WORK TO COMPLETE:
Leave out the pictures and copy everything else below exactly.

##### DATA PROVIDED #####

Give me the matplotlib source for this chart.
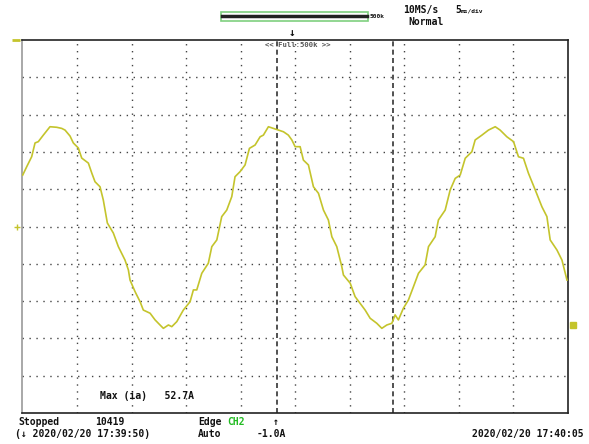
import matplotlib
matplotlib.use("Agg")
import matplotlib.pyplot as plt
from matplotlib.patches import Rectangle

# waveform: time in ms (5 ms/div), current in A (20 A/div)
t_ms = [0.02, 0.39, 0.84, 1.15, 1.45, 1.91, 2.52, 3.14, 3.60, 3.90,
        4.36, 4.66, 5.12, 5.43, 6.04, 6.35, 6.65, 7.11, 7.41, 7.78,
        8.33, 8.79, 9.40, 9.71, 9.86, 10.32, 10.78, 11.08, 11.70, 12.16,
        12.61, 12.92, 13.38, 13.69, 14.15, 14.75, 15.37, 15.67, 15.98, 16.44,
        17.04, 17.36, 17.82, 18.27, 18.73, 19.19, 19.49, 19.95, 20.41, 20.81,
        21.33, 21.79, 22.09, 22.55, 23.01, 23.47, 23.93, 24.38, 24.70, 25.00,
        25.46, 25.76, 26.22, 26.68, 27.14, 27.60, 28.05, 28.37, 28.82, 29.28,
        29.43, 30.05, 30.50, 30.96, 31.42, 31.88, 32.49, 32.95, 33.41, 33.87,
        34.17, 34.47, 34.93, 35.39, 35.85, 36.31, 36.92, 37.23, 37.84, 38.14,
        38.76, 39.22, 39.68, 40.14, 40.60, 41.21, 41.51, 42.13, 42.73, 43.35,
        43.80, 44.42, 45.03, 45.48, 45.94, 46.40, 47.02, 47.63, 48.09, 48.39,
        49.01, 49.47, 49.93]
i_amp = [27.6, 32.1, 37.4, 44.8, 45.5, 49.0, 53.5, 53.2, 52.6, 51.7,
         48.5, 44.8, 42.1, 36.7, 34.0, 28.7, 24.0, 21.3, 14.2, 1.9,
         -3.5, -10.8, -18.0, -23.3, -28.7, -34.9, -40.3, -44.8, -46.5, -50.1,
         -52.8, -54.6, -52.8, -53.7, -51.0, -44.8, -40.3, -34.0, -34.0, -25.1,
         -19.7, -10.8, -7.2, 5.3, 8.8, 16.0, 26.7, 29.4, 33.0, 41.9,
         43.7, 48.1, 49.0, 53.5, 52.6, 51.7, 50.8, 49.0, 46.4, 42.8,
         42.8, 35.6, 33.0, 21.3, 17.8, 8.8, 3.5, -5.5, -10.8, -21.5,
         -26.0, -30.4, -37.6, -41.2, -44.8, -49.2, -51.9, -54.6, -52.8, -51.9,
         -47.4, -50.1, -43.8, -39.4, -32.3, -25.1, -20.6, -10.8, -5.5, 3.5,
         8.8, 19.6, 25.8, 27.6, 36.6, 40.1, 46.4, 49.0, 51.7, 53.5,
         51.7, 48.1, 45.5, 37.4, 36.6, 28.5, 19.6, 10.6, 5.3, -7.2,
         -12.6, -18.0, -28.7]

cursor_ms = [23.35, 33.99]
level_marker_a = -53.0
max_label = "Max (ia)   52.7A"

TRACE = "#c4c42c"
GRID = "#444444"
MONO = "DejaVu Sans Mono"

fig = plt.figure(figsize=(5.89, 4.44), dpi=100)
ax = fig.add_axes([0.0382, 0.0698, 0.9257, 0.8401])
ax.set_xlim(0, 50)
ax.set_ylim(-100, 100)

# dotted screen grid
for k in range(1, 10):
    ax.axvline(k * 5, color=GRID, lw=1.0, ls=(0, (1, 4)), zorder=1)
    ax.axhline(-100 + k * 20, color=GRID, lw=1.0, ls=(0, (1, 4)), zorder=1)

for c in cursor_ms:
    ax.axvline(c, color="#333333", lw=1.2, ls=(0, (3, 2)), zorder=2)

ax.plot(t_ms, i_amp, color=TRACE, lw=1.2, zorder=3)

ax.set_xticks([]); ax.set_yticks([])
for s in ["top", "right", "bottom"]:
    ax.spines[s].set_color("#222222")
ax.spines["left"].set_color("#999999")
for s in ax.spines.values():
    s.set_linewidth(1.2)

ax.text(7.1, -91, max_label, fontsize=7, family=MONO, weight="bold",
        va="center", ha="left", color="#111111")

# markers outside the screen
ax.plot([-0.6], [100], marker="_", color=TRACE, ms=6, mew=2, clip_on=False)
ax.plot([-0.5], [0], marker="+", color=TRACE, ms=4, mew=1, clip_on=False)
ax.plot([50.5], [level_marker_a], marker="s", color=TRACE, ms=5, clip_on=False)


def ftext(x, y, s, size=7, color="#111111", ha="left", **kw):
    fig.text(x / 589, 1 - y / 444, s, fontsize=size, family=MONO, weight="bold",
             color=color, ha=ha, va="center", **kw)


# top status bar
fig.patches.append(Rectangle((221 / 589, 1 - 21 / 444), 147 / 589, 9 / 444,
                             transform=fig.transFigure, fill=False,
                             edgecolor="#7fd07f", lw=1.2))
fig.lines.append(plt.Line2D([222 / 589, 367 / 589], [1 - 16.5 / 444] * 2,
                            transform=fig.transFigure, color="#222222", lw=2.5))
ftext(370, 16, "500k", size=4.5)
ftext(403, 10, "10MS/s", size=7)
ftext(408, 22, "Normal", size=7)
ftext(455, 10, "5", size=7)
ftext(461, 11, "ms/div", size=4.5)
ftext(292, 33, "\u2193", size=8, ha="center")
ftext(265, 45, "<< Full:500k >>", size=5.2, color="#555555")

# bottom status lines
ftext(18, 422, "Stopped")
ftext(95, 422, "10419")
ftext(15, 434, "(\u2193 2020/02/20 17:39:50)")
ftext(198, 422, "Edge")
ftext(227, 422, "CH2", color="#22bb22")
ftext(276, 422, "\u2191", size=7, ha="center")
ftext(198, 434, "Auto")
ftext(257, 434, "-1.0A")
ftext(472, 434, "2020/02/20 17:40:05")

fig.savefig("out.png", dpi=100)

#####

TASK RESPONSE:
Give me the matplotlib source for this chart.
import matplotlib
matplotlib.use("Agg")
import matplotlib.pyplot as plt
from matplotlib.patches import Rectangle

# waveform: time in ms (5 ms/div), current in A (20 A/div)
t_ms = [0.02, 0.39, 0.84, 1.15, 1.45, 1.91, 2.52, 3.14, 3.60, 3.90,
        4.36, 4.66, 5.12, 5.43, 6.04, 6.35, 6.65, 7.11, 7.41, 7.78,
        8.33, 8.79, 9.40, 9.71, 9.86, 10.32, 10.78, 11.08, 11.70, 12.16,
        12.61, 12.92, 13.38, 13.69, 14.15, 14.75, 15.37, 15.67, 15.98, 16.44,
        17.04, 17.36, 17.82, 18.27, 18.73, 19.19, 19.49, 19.95, 20.41, 20.81,
        21.33, 21.79, 22.09, 22.55, 23.01, 23.47, 23.93, 24.38, 24.70, 25.00,
        25.46, 25.76, 26.22, 26.68, 27.14, 27.60, 28.05, 28.37, 28.82, 29.28,
        29.43, 30.05, 30.50, 30.96, 31.42, 31.88, 32.49, 32.95, 33.41, 33.87,
        34.17, 34.47, 34.93, 35.39, 35.85, 36.31, 36.92, 37.23, 37.84, 38.14,
        38.76, 39.22, 39.68, 40.14, 40.60, 41.21, 41.51, 42.13, 42.73, 43.35,
        43.80, 44.42, 45.03, 45.48, 45.94, 46.40, 47.02, 47.63, 48.09, 48.39,
        49.01, 49.47, 49.93]
i_amp = [27.6, 32.1, 37.4, 44.8, 45.5, 49.0, 53.5, 53.2, 52.6, 51.7,
         48.5, 44.8, 42.1, 36.7, 34.0, 28.7, 24.0, 21.3, 14.2, 1.9,
         -3.5, -10.8, -18.0, -23.3, -28.7, -34.9, -40.3, -44.8, -46.5, -50.1,
         -52.8, -54.6, -52.8, -53.7, -51.0, -44.8, -40.3, -34.0, -34.0, -25.1,
         -19.7, -10.8, -7.2, 5.3, 8.8, 16.0, 26.7, 29.4, 33.0, 41.9,
         43.7, 48.1, 49.0, 53.5, 52.6, 51.7, 50.8, 49.0, 46.4, 42.8,
         42.8, 35.6, 33.0, 21.3, 17.8, 8.8, 3.5, -5.5, -10.8, -21.5,
         -26.0, -30.4, -37.6, -41.2, -44.8, -49.2, -51.9, -54.6, -52.8, -51.9,
         -47.4, -50.1, -43.8, -39.4, -32.3, -25.1, -20.6, -10.8, -5.5, 3.5,
         8.8, 19.6, 25.8, 27.6, 36.6, 40.1, 46.4, 49.0, 51.7, 53.5,
         51.7, 48.1, 45.5, 37.4, 36.6, 28.5, 19.6, 10.6, 5.3, -7.2,
         -12.6, -18.0, -28.7]

cursor_ms = [23.35, 33.99]
level_marker_a = -53.0
max_label = "Max (ia)   52.7A"

TRACE = "#c4c42c"
GRID = "#444444"
MONO = "DejaVu Sans Mono"

fig = plt.figure(figsize=(5.89, 4.44), dpi=100)
ax = fig.add_axes([0.0382, 0.0698, 0.9257, 0.8401])
ax.set_xlim(0, 50)
ax.set_ylim(-100, 100)

# dotted screen grid
for k in range(1, 10):
    ax.axvline(k * 5, color=GRID, lw=1.0, ls=(0, (1, 4)), zorder=1)
    ax.axhline(-100 + k * 20, color=GRID, lw=1.0, ls=(0, (1, 4)), zorder=1)

for c in cursor_ms:
    ax.axvline(c, color="#333333", lw=1.2, ls=(0, (3, 2)), zorder=2)

ax.plot(t_ms, i_amp, color=TRACE, lw=1.2, zorder=3)

ax.set_xticks([]); ax.set_yticks([])
for s in ["top", "right", "bottom"]:
    ax.spines[s].set_color("#222222")
ax.spines["left"].set_color("#999999")
for s in ax.spines.values():
    s.set_linewidth(1.2)

ax.text(7.1, -91, max_label, fontsize=7, family=MONO, weight="bold",
        va="center", ha="left", color="#111111")

# markers outside the screen
ax.plot([-0.6], [100], marker="_", color=TRACE, ms=6, mew=2, clip_on=False)
ax.plot([-0.5], [0], marker="+", color=TRACE, ms=4, mew=1, clip_on=False)
ax.plot([50.5], [level_marker_a], marker="s", color=TRACE, ms=5, clip_on=False)


def ftext(x, y, s, size=7, color="#111111", ha="left", **kw):
    fig.text(x / 589, 1 - y / 444, s, fontsize=size, family=MONO, weight="bold",
             color=color, ha=ha, va="center", **kw)


# top status bar
fig.patches.append(Rectangle((221 / 589, 1 - 21 / 444), 147 / 589, 9 / 444,
                             transform=fig.transFigure, fill=False,
                             edgecolor="#7fd07f", lw=1.2))
fig.lines.append(plt.Line2D([222 / 589, 367 / 589], [1 - 16.5 / 444] * 2,
                            transform=fig.transFigure, color="#222222", lw=2.5))
ftext(370, 16, "500k", size=4.5)
ftext(403, 10, "10MS/s", size=7)
ftext(408, 22, "Normal", size=7)
ftext(455, 10, "5", size=7)
ftext(461, 11, "ms/div", size=4.5)
ftext(292, 33, "\u2193", size=8, ha="center")
ftext(265, 45, "<< Full:500k >>", size=5.2, color="#555555")

# bottom status lines
ftext(18, 422, "Stopped")
ftext(95, 422, "10419")
ftext(15, 434, "(\u2193 2020/02/20 17:39:50)")
ftext(198, 422, "Edge")
ftext(227, 422, "CH2", color="#22bb22")
ftext(276, 422, "\u2191", size=7, ha="center")
ftext(198, 434, "Auto")
ftext(257, 434, "-1.0A")
ftext(472, 434, "2020/02/20 17:40:05")

fig.savefig("out.png", dpi=100)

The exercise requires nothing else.